La loi ne peut pas tout

Pauline et moi sommes en couple depuis 11 ans. Nous avons 37 ans, vivons près de Lyon, et l’heure est venue d’agrandir la famille. Nous n’étions toutes les 2 pas vraiment emballées par la maternité donc nous nous sommes entendues pour que celle qui serait la moins gênée professionnellement le fasse. Je suis ensei-gnante et Pauline employée du secteur privé. Le choix a été simple.

Nous avons attendu que la loi de bioéthique soit promulguée pour pouvoir effectuer plus sereinement l’ensemble des démarches pour la PMA. Comme nous avions pris contact avec une clinique à San Sebastian avant cela, nous avons aujourd’hui la chance de pouvoir rapidement être prises en charge là-bas. Car vous l’aurez compris, l’AMP en France ce ne sera pas possible pour nous. Ceci pour 2 raisons: les délais du Cecos aujourd’hui à Lyon sont de 3 ans ; et mes réserves ovariennes ne sont pas suffisantes pour prendre le risque d’attendre. Officiellement nous avons donc fait une demande d’AMP au Cecos de Lyon, mais en parallèle nous allons commencer les inséminations en Espagne.

Nous aurions pu commencer les inséminations au mois de mai, mais certaines contraintes notariales nous retardent.

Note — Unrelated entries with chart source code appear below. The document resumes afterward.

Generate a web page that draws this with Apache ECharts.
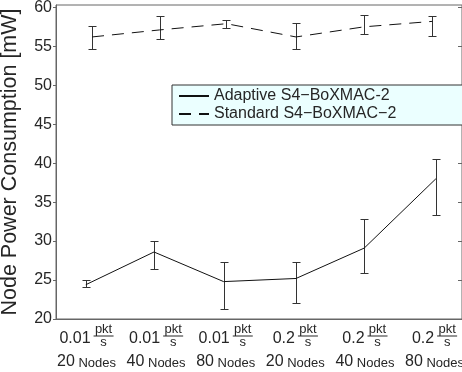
<!DOCTYPE html>
<html>
<head>
<meta charset="utf-8">
<script src="https://cdn.jsdelivr.net/npm/echarts@6/dist/echarts.min.js"></script>
<style>
  html, body { margin: 0; padding: 0; background: #fff; }
  #chart { width: 462px; height: 372px; }
</style>
</head>
<body>
<div id="chart"></div>
<script>
// data
const rates = ['0.01', '0.01', '0.01', '0.2', '0.2', '0.2'];
const nodeCounts = ['20', '40', '80', '20', '40', '80'];
const categoryPos = [1, 2, 3, 4, 5, 6];
const yTicks = [20, 25, 30, 35, 40, 45, 50, 55, 60];

const adaptiveX = [0.99, 1.97, 2.97, 4.01, 4.99, 6.02];
const adaptiveMean = [24.4, 28.6, 24.8, 25.2, 29.1, 38.0];
const adaptiveLow = [24.1, 26.4, 21.3, 22.05, 25.9, 33.3];
const adaptiveHigh = [25.0, 30.0, 27.35, 27.35, 32.8, 40.5];

const standardX = [1.08, 2.05, 3.01, 4.01, 4.99, 5.97];
const standardMean = [56.2, 57.1, 57.9, 56.2, 57.5, 58.2];
const standardLow = [54.7, 56.0, 57.35, 54.65, 56.6, 56.3];
const standardHigh = [57.6, 58.9, 58.4, 58.0, 59.0, 58.9];

const font = 'Liberation Sans, Arial, sans-serif';
const textColor = '#262626';

var myChart = echarts.init(document.getElementById('chart'));

const zip = (xs, ys) => xs.map((x, i) => [x, ys[i]]);
const zip3 = (xs, a, b) => xs.map((x, i) => [x, a[i], b[i]]);

// vertical error bar with caps
const renderErrorBar = (params, api) => {
  const x = api.value(0);
  const lo = api.coord([x, api.value(1)]);
  const hi = api.coord([x, api.value(2)]);
  const px = Math.round(lo[0]) + 0.5;
  const yl = Math.round(lo[1]) + 0.5;
  const yh = Math.round(hi[1]) + 0.5;
  const w = 4;
  const style = { stroke: '#333', lineWidth: 1 };
  return {
    type: 'group',
    children: [
      { type: 'line', shape: { x1: px, y1: yl, x2: px, y2: yh }, style },
      { type: 'line', shape: { x1: px - w, y1: yl, x2: px + w, y2: yl }, style },
      { type: 'line', shape: { x1: px - w, y1: yh, x2: px + w, y2: yh }, style }
    ]
  };
};

const labelFormatter = (v) => {
  const i = Math.round(v) - 1;
  const r = rates[i];
  return '{g|' + r + '}{sp| }{p|pkt}\n' +
    '{g2|' + r + '}{sp| }{bar| }\n' +
    '{n|' + r + '}{sp| }{s|s}\n' +
    '{big|' + nodeCounts[i] + '}{small| Nodes}';
};

const legendNames = ['Adaptive S4\u2212BoXMAC-2', 'Standard S4\u2212BoXMAC\u22122'];

const option = {
  animation: false,
  textStyle: { fontFamily: font },
  grid: {
    left: 56, right: 0, top: 5, bottom: 53,
    outerBoundsMode: 'none',
    show: true, borderColor: '#666', borderWidth: 1
  },
  legend: {
    data: legendNames.map(n => ({ name: n, itemStyle: { opacity: 0 } })),
    orient: 'vertical',
    left: 172, top: 85,
    align: 'left',
    itemWidth: 30, itemHeight: 14, itemGap: 2,
    padding: [3, 80, 3, 6],
    backgroundColor: '#ebffff',
    borderColor: '#333', borderWidth: 1, borderRadius: 0,
    textStyle: { fontSize: 16, color: textColor, fontFamily: font }
  },
  xAxis: {
    type: 'value',
    min: 0.562, max: 6.395,
    axisLine: { show: true, lineStyle: { color: '#666' } },
    axisTick: { show: false },
    splitLine: { show: false },
    axisLabel: {
      customValues: categoryPos,
      margin: 5,
      color: textColor,
      formatter: labelFormatter,
      rich: {
        g: { fontSize: 16, lineHeight: 11, color: 'transparent', verticalAlign: 'middle' },
        g2: { fontSize: 16, lineHeight: 2, color: 'transparent', verticalAlign: 'middle' },
        n: { fontSize: 16, lineHeight: 4, color: textColor, verticalAlign: 'bottom' },
        sp: { width: 3, fontSize: 4, lineHeight: 2 },
        p: { fontSize: 13, width: 20, lineHeight: 11, align: 'center', color: textColor, verticalAlign: 'middle' },
        bar: { width: 20, height: 1, lineHeight: 2, fontSize: 1, backgroundColor: textColor, verticalAlign: 'middle' },
        s: { fontSize: 13, width: 20, lineHeight: 10, align: 'center', color: textColor, verticalAlign: 'middle' },
        big: { fontSize: 16, lineHeight: 30, color: textColor, verticalAlign: 'middle' },
        small: { fontSize: 13, lineHeight: 30, color: textColor, verticalAlign: 'middle', padding: [2, 0, 0, 0] }
      }
    }
  },
  yAxis: [
    {
      type: 'value',
      min: 20, max: 60.3,
      name: 'Node Power Consumption [mW]',
      nameLocation: 'middle',
      nameGap: 35,
      nameTextStyle: { fontSize: 21.5, color: textColor, fontFamily: font },
      axisLine: { show: true, lineStyle: { color: '#666' } },
      axisTick: { show: true, length: 3, customValues: yTicks, lineStyle: { color: '#666' } },
      axisLabel: { customValues: yTicks, fontSize: 16, color: textColor, margin: 4 },
      splitLine: { show: false }
    },
    {
      type: 'value',
      position: 'right',
      min: 20, max: 60.3,
      axisLine: { show: false },
      axisTick: { show: true, inside: true, length: 4, customValues: yTicks, lineStyle: { color: '#666' } },
      axisLabel: { show: false },
      splitLine: { show: false }
    }
  ],
  series: [
    {
      name: legendNames[0],
      type: 'line',
      data: zip(adaptiveX, adaptiveMean),
      symbol: 'none',
      lineStyle: { color: '#111', width: 1, type: 'solid' },
      itemStyle: { color: '#111' }
    },
    {
      name: legendNames[1],
      type: 'line',
      data: zip(standardX, standardMean),
      symbol: 'none',
      lineStyle: { color: '#111', width: 1, type: [12, 8] },
      itemStyle: { color: '#111' }
    },
    {
      name: 'adaptiveErr',
      type: 'custom',
      renderItem: renderErrorBar,
      data: zip3(adaptiveX, adaptiveLow, adaptiveHigh),
      z: 3
    },
    {
      name: 'standardErr',
      type: 'custom',
      renderItem: renderErrorBar,
      data: zip3(standardX, standardLow, standardHigh),
      z: 3
    }
  ]
};

myChart.setOption(option);
</script>
</body>
</html>
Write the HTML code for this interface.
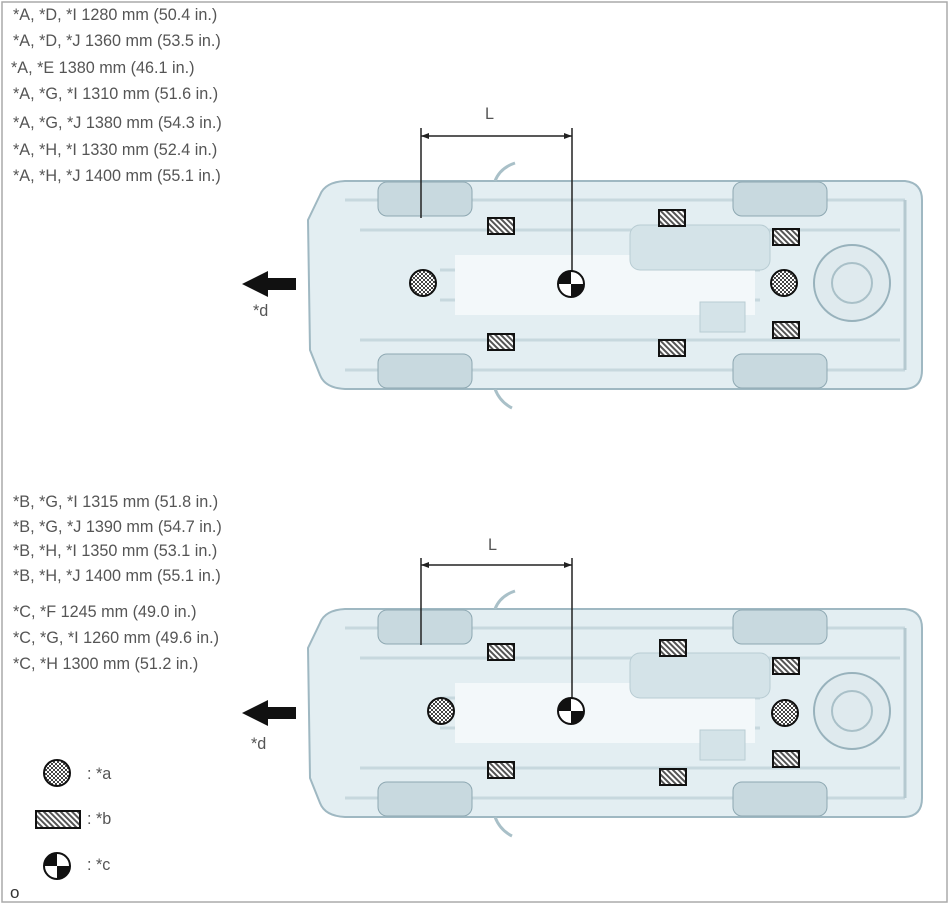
<!DOCTYPE html>
<html><head><meta charset="utf-8"><style>
html,body{margin:0;padding:0;background:#fff}
svg{display:block}
text{font-family:"Liberation Sans",Arial,sans-serif;fill:#555}
</style></head><body>
<svg width="950" height="906" viewBox="0 0 950 906" xmlns="http://www.w3.org/2000/svg">
<defs>
<pattern id="chk" width="4" height="4" patternUnits="userSpaceOnUse"><rect width="4" height="4" fill="#fff"/><rect width="2" height="2" fill="#444"/><rect x="2" y="2" width="2" height="2" fill="#444"/></pattern>
<pattern id="hat" width="4" height="4" patternUnits="userSpaceOnUse" patternTransform="rotate(-45)"><rect width="4" height="4" fill="#fff"/><rect width="2" height="4" fill="#555"/></pattern>
<g id="car">
<path d="M320,195 Q325,182 345,181 L905,181 Q922,183 922,200 L922,370 Q922,388 905,389 L345,389 Q325,388 320,375 L310,350 L308,220 Z" fill="#e3eef2" stroke="#9fb8c2" stroke-width="2"/>
<path d="M345,200 L905,200 M345,370 L905,370 M360,230 L900,230 M360,340 L900,340 M440,270 L760,270 M440,300 L760,300" stroke="#c7d8de" stroke-width="3" fill="none"/>
<rect x="455" y="255" width="300" height="60" fill="#f3f8fa"/>
<rect x="630" y="225" width="140" height="45" rx="10" fill="#d4e3e8" stroke="#b8ccd3"/>
<rect x="700" y="302" width="45" height="30" fill="#d4e3e8" stroke="#b8ccd3"/>
<circle cx="852" cy="283" r="38" fill="#dfeaee" stroke="#98b2bc" stroke-width="2"/>
<circle cx="852" cy="283" r="20" fill="none" stroke="#a9c0c8" stroke-width="2"/>
<rect x="378" y="182" width="94" height="34" rx="9" fill="#c8d9df" stroke="#8ea8b2"/>
<rect x="378" y="354" width="94" height="34" rx="9" fill="#c8d9df" stroke="#8ea8b2"/>
<rect x="733" y="182" width="94" height="34" rx="9" fill="#c8d9df" stroke="#8ea8b2"/>
<rect x="733" y="354" width="94" height="34" rx="9" fill="#c8d9df" stroke="#8ea8b2"/>
<path d="M495,181 Q500,168 515,163 M495,389 Q500,402 512,408" stroke="#a9c0c8" stroke-width="3" fill="none"/>
<path d="M905,200 L905,370" stroke="#b5c9d0" stroke-width="3"/>
</g>
<g id="circ"><circle r="13" fill="url(#chk)" stroke="#111" stroke-width="2"/></g>
<g id="rct"><rect x="-13" y="-8" width="26" height="16" fill="url(#hat)" stroke="#111" stroke-width="2"/></g>
<g id="cg"><circle r="13" fill="#fff" stroke="#111" stroke-width="2"/><path d="M0,0 L-13,0 A13,13 0 0 1 0,-13 Z M0,0 L13,0 A13,13 0 0 1 0,13 Z" fill="#111"/></g>
<g id="arr"><path d="M242,284 L268,271 L268,278 L296,278 L296,290 L268,290 L268,297 Z" fill="#111"/></g>
</defs>
<rect x="2" y="2" width="945" height="900" fill="none" stroke="#aaa" stroke-width="1.5"/>

<g font-size="16.2">
<text x="13" y="20">*A, *D, *I 1280 mm (50.4 in.)</text>
<text x="13" y="46">*A, *D, *J 1360 mm (53.5 in.)</text>
<text x="11" y="73">*A, *E 1380 mm (46.1 in.)</text>
<text x="13" y="99">*A, *G, *I 1310 mm (51.6 in.)</text>
<text x="13" y="128">*A, *G, *J 1380 mm (54.3 in.)</text>
<text x="13" y="155">*A, *H, *I 1330 mm (52.4 in.)</text>
<text x="13" y="181">*A, *H, *J 1400 mm (55.1 in.)</text>
<text x="13" y="507">*B, *G, *I 1315 mm (51.8 in.)</text>
<text x="13" y="532">*B, *G, *J 1390 mm (54.7 in.)</text>
<text x="13" y="556">*B, *H, *I 1350 mm (53.1 in.)</text>
<text x="13" y="581">*B, *H, *J 1400 mm (55.1 in.)</text>
<text x="13" y="617">*C, *F 1245 mm (49.0 in.)</text>
<text x="13" y="643">*C, *G, *I 1260 mm (49.6 in.)</text>
<text x="13" y="669">*C, *H 1300 mm (51.2 in.)</text>
<text x="485" y="119">L</text>
<text x="488" y="550">L</text>
<text x="253" y="316">*d</text>
<text x="251" y="749">*d</text>
<text x="87" y="779">: *a</text>
<text x="87" y="824">: *b</text>
<text x="87" y="870">: *c</text>
<text x="10" y="898" font-size="17" style="fill:#333">o</text>
</g>

<use href="#car"/>
<use href="#car" transform="translate(0,428)"/>
<use href="#arr"/>
<use href="#arr" transform="translate(0,429)"/>

<g stroke="#222" stroke-width="1.5" fill="none">
<path d="M421,128 L421,218 M572,128 L572,272 M421,136 L572,136"/>
<path d="M421,558 L421,645 M572,558 L572,700 M421,565 L572,565"/>
</g>
<g fill="#222"><path d="M421,136 l8,-3 v6z M572,136 l-8,-3 v6z M421,565 l8,-3 v6z M572,565 l-8,-3 v6z"/></g>

<use href="#circ" x="423" y="283"/><use href="#circ" x="784" y="283"/>
<use href="#cg" x="571" y="284"/>
<use href="#rct" x="501" y="226"/><use href="#rct" x="501" y="342"/>
<use href="#rct" x="672" y="218"/><use href="#rct" x="672" y="348"/>
<use href="#rct" x="786" y="237"/><use href="#rct" x="786" y="330"/>

<use href="#circ" x="441" y="711"/><use href="#circ" x="785" y="713"/>
<use href="#cg" x="571" y="711"/>
<use href="#rct" x="501" y="652"/><use href="#rct" x="501" y="770"/>
<use href="#rct" x="673" y="648"/><use href="#rct" x="673" y="777"/>
<use href="#rct" x="786" y="666"/><use href="#rct" x="786" y="759"/>

<use href="#circ" x="57" y="773"/>
<rect x="36" y="811" width="44" height="17" fill="url(#hat)" stroke="#111" stroke-width="2"/>
<use href="#cg" x="57" y="866"/>
</svg>
</body></html>
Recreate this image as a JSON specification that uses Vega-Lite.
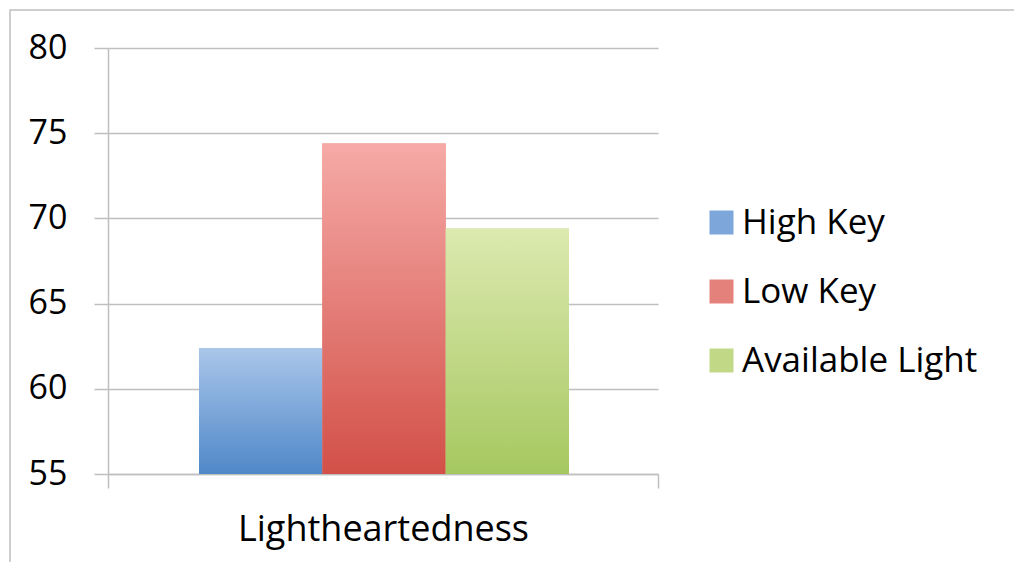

La loi bioéthique ayant établie certaines règles par rapport à la filiation, nous sommes en attente de la rédaction par le notaire de 2 actes qui doivent impérativement être signés avant la première insémination, sous peine de considérablement complexifier les choses une fois l’enfant né. La réalité sur le terrain aujourd’hui c’est que nous sommes confrontées à des notaires réticents, parfois agressifs, et mal informés. Et même s’ils ont une obligation d’instrumenter, notre expérience en la matière reste laborieuse. Les actes à réaliser sont complexes, nécessitent une mise à jour régulière et sont peu rémunérateurs.

Comment pouvions-nous espérer que les échanges soient apaisés ? Concernant le corps médical, c’est une autre histoire. Rien que pour les quelques démarches que nous avons eu à faire ici, nous avons rencontré une bonne moitié de professionnels agissant à l’encontre de la mission de service public qui leur a été confiée. Sans parler du respect du serment d’Hippocrate. Et alors que certains restent discrets quant à leurs opinions, d’autres les affichent de manière totalement décomplexée. A titre d’illustration, nous avons dû consulter un gynécologue spécialisé dans la reproduction. Après m’être entendue dire que le fait de ne pas avoir de relations sexuelles avec un homme allait complexifier les examens et l’insémination, nous avons eu le droit d’assister à une argumentation glaçante nous conseillant de privilégier la voie naturelle ou d’aller en Espagne pour ne pas avoir à encombrer encore plus le Cecos : « situation intenable pour les couples hétérosexuels qui le vivent comme une double peine ». Autre fait marquant lors de mon hystérosalpin-gographie : j’ai été prise en charge par un radiologue qui à l’évidence a perdu tous ses moyens lorsqu’en répondant à une de ses questions je lui ai annoncé que j’étais homosexuelle. Après 20 minutes, on m’a demandé de partir, sans aucun résultat et ce malgré de multiples tentatives très douloureuses. M’ont été reprochés un vagin trop étroit, trop de stress, et une morphologie inadaptée à un tel examen. Le tout pour la modique somme de 170€ aux frais du contribuable ! Cet examen ne pouvant se faire que durant quelques jours du cycle menstruel, une autre clinique lyonnaise a accepté de me recevoir en urgence pour réessayer, et tout s’est bien déroulé. L’ouverture de cette loi est un grand pas pour la communauté LGBT+, mais malheureusement, comme Simone Veil le disait : « La loi ne peut pas tout ». Si nos aînées ont été contraintes de se rendre à l’étranger pour des PMA en toute clandestinité; aujourd’hui nous sommes confrontées à une autre forme de violence, celle d’un pays, notre pays, qui semble avoir légalisé la PMA aux couples de même sexe et aux femmes seules, sans s’être donné les moyens d’accompagner sa mise en application.